Originally Posted by hardcorehunter5
Well I wasn't planning on my first post t ocome off like a guy trying to poach intel off the internet, but after months of reading this website it seems most around here like to sincerely help people. I am planning on attempting a wyoming d-i-y mule deer hunt in 2012 with my wife and father in-law. I want the hunt to be successful and tagging a typical "trophy" animal is not what I'm looking for. For the expense for us non-residents its more important for us to be successful the first year then anything. My wife has never killed a deer before and I want to make it great for her. I am willing to pay reasonable trespass fees, but I have a blue collar budget. If the area is good it would be nice to come back every other year and get to learn a place. We all have two preference points also. I have been looking in the eastern wyoming area, but havent settled on an area for certain. Its difficult to scout on the internet and impossible to do the real thing when you live 2000 miles away. any help at all would be apprecicated.
I know where you're coming from. Here's some suggestions from one in your shoes.
Spend a little time on this site. Do some searches. Read up about mule deer hunting. Lots of info on this site and WWW about mule deer hunting and out West hunting areas. I'm in the same process except researching Idaho, and that's what it is, research. Plan on spending many, many hours finding out all you can. Also, learn about mule deer and their habits and habitat, get some books. I would also suggest visiting 24 hour campfire forums. Get some maps, look at Google Earth, famaliarize yourself with the areas of interest.
I think you're looking for a shortcut and you're not likely to get local knowledge until you put in some considerable effort.
And accept a DIY hunt is a low percentage hunt. It takes time to learn the ropes. It is possible and possible on public land, but not easy.
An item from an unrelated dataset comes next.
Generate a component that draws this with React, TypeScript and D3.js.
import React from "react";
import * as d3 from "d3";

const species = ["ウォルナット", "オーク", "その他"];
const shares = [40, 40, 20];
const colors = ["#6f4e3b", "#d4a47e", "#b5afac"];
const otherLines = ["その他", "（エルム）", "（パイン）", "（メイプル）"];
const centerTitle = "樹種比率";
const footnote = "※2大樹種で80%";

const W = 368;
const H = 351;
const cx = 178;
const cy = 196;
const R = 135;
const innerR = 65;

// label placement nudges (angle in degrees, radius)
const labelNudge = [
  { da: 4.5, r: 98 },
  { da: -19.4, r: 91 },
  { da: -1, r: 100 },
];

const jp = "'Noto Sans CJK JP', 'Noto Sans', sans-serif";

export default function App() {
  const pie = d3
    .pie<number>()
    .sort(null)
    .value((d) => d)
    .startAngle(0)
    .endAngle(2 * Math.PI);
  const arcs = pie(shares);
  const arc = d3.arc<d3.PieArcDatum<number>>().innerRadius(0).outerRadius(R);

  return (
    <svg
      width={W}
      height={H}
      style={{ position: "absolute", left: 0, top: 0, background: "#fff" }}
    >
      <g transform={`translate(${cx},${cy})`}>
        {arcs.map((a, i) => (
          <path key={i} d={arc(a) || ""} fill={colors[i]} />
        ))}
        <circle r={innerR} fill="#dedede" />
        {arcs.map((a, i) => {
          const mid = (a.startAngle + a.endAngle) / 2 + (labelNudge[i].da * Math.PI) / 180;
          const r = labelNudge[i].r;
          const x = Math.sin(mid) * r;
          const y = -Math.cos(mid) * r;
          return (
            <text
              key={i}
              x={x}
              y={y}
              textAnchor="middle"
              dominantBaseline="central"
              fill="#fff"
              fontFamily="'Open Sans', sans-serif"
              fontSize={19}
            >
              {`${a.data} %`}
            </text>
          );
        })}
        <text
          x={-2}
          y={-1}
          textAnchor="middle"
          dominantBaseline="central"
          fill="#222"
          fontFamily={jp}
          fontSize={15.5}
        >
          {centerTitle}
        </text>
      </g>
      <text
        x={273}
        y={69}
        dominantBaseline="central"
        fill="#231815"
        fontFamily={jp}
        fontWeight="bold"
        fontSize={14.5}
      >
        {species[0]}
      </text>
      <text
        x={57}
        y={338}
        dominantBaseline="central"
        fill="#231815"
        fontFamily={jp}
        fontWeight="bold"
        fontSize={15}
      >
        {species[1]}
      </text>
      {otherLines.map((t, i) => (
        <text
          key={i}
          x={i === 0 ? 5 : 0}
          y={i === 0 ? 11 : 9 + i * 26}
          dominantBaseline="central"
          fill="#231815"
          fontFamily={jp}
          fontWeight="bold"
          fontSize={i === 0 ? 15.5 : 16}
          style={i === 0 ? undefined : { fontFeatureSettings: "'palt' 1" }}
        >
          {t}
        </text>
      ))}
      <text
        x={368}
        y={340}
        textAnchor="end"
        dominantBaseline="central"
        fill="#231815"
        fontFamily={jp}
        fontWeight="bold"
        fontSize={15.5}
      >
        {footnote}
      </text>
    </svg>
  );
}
If you think your success in the first year is priority #1 I believe you may be setting yourself up for disappointment. By "success" I assume you mean collecting a deer. I think you may need to re-prioritize and accept your first year may be more of a learning experience. Plan on enjoying the experience and learning all you can regardless the actual hunt outcome. Collecting a deer would be a big bonus...but don't weigh the success or failure on that.
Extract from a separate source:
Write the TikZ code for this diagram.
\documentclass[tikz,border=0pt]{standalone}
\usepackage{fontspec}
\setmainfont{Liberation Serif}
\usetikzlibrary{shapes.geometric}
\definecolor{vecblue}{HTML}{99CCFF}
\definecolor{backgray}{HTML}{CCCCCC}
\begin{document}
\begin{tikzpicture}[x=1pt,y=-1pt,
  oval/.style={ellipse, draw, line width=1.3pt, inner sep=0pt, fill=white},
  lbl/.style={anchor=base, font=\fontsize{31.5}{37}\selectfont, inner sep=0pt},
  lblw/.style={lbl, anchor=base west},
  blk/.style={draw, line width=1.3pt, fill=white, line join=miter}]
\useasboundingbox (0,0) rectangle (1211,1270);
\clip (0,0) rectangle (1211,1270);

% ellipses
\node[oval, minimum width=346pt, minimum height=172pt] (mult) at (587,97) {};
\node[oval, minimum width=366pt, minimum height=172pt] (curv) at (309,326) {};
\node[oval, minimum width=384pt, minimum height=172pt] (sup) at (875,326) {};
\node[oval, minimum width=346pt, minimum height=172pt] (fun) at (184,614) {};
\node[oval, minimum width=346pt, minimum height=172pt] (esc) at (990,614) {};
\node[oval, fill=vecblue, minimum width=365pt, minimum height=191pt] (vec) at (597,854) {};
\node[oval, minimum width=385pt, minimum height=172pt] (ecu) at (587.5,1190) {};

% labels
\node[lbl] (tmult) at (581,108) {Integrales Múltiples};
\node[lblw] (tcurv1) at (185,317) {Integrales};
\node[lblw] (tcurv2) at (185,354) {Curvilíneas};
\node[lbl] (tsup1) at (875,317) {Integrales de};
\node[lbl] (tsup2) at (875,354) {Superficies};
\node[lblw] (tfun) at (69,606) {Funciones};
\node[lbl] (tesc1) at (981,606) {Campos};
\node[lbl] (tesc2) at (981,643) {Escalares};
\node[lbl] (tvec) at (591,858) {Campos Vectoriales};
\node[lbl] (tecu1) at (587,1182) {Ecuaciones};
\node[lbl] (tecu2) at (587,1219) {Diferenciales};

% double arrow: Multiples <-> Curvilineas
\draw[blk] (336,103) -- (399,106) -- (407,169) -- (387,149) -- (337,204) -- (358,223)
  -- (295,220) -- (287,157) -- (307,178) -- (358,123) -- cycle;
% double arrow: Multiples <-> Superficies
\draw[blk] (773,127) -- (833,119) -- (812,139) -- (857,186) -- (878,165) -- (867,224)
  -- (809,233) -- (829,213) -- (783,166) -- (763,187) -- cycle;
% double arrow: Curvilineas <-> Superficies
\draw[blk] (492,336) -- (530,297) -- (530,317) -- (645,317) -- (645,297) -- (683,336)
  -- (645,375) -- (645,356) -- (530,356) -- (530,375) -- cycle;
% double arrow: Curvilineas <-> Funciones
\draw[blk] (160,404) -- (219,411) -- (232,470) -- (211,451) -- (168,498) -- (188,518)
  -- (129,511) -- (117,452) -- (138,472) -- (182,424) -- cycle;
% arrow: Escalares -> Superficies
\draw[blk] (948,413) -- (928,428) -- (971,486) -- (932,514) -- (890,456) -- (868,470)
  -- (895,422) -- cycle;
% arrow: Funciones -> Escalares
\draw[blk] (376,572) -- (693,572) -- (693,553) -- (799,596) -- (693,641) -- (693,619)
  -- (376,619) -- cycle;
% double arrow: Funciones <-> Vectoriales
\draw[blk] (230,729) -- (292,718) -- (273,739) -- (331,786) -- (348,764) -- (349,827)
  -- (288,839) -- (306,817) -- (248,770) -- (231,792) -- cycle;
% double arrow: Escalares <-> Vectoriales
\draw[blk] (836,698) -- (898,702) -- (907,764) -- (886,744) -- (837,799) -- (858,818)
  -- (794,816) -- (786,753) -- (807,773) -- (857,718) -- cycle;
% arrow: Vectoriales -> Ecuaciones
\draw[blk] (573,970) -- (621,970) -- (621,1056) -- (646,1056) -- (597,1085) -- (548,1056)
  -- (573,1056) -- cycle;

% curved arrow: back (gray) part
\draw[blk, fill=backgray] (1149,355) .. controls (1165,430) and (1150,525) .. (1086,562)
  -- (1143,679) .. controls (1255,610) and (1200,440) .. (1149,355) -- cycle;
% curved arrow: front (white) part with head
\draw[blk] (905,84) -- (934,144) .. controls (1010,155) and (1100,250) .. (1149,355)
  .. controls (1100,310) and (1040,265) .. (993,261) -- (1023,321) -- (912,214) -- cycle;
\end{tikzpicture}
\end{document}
I have spent a 1/2 year researching Idaho and intend to continue until next Fall. There are a few on here that have given me some pointers but don't expect any local to start pointing out the local hotspots to a non-resident...not likely to happen and understandable.
At least spend some time on this site interacting with other members and contributing before expecting too much.
It is possible to do, but like anything worthwhile, it isn't going to be easy.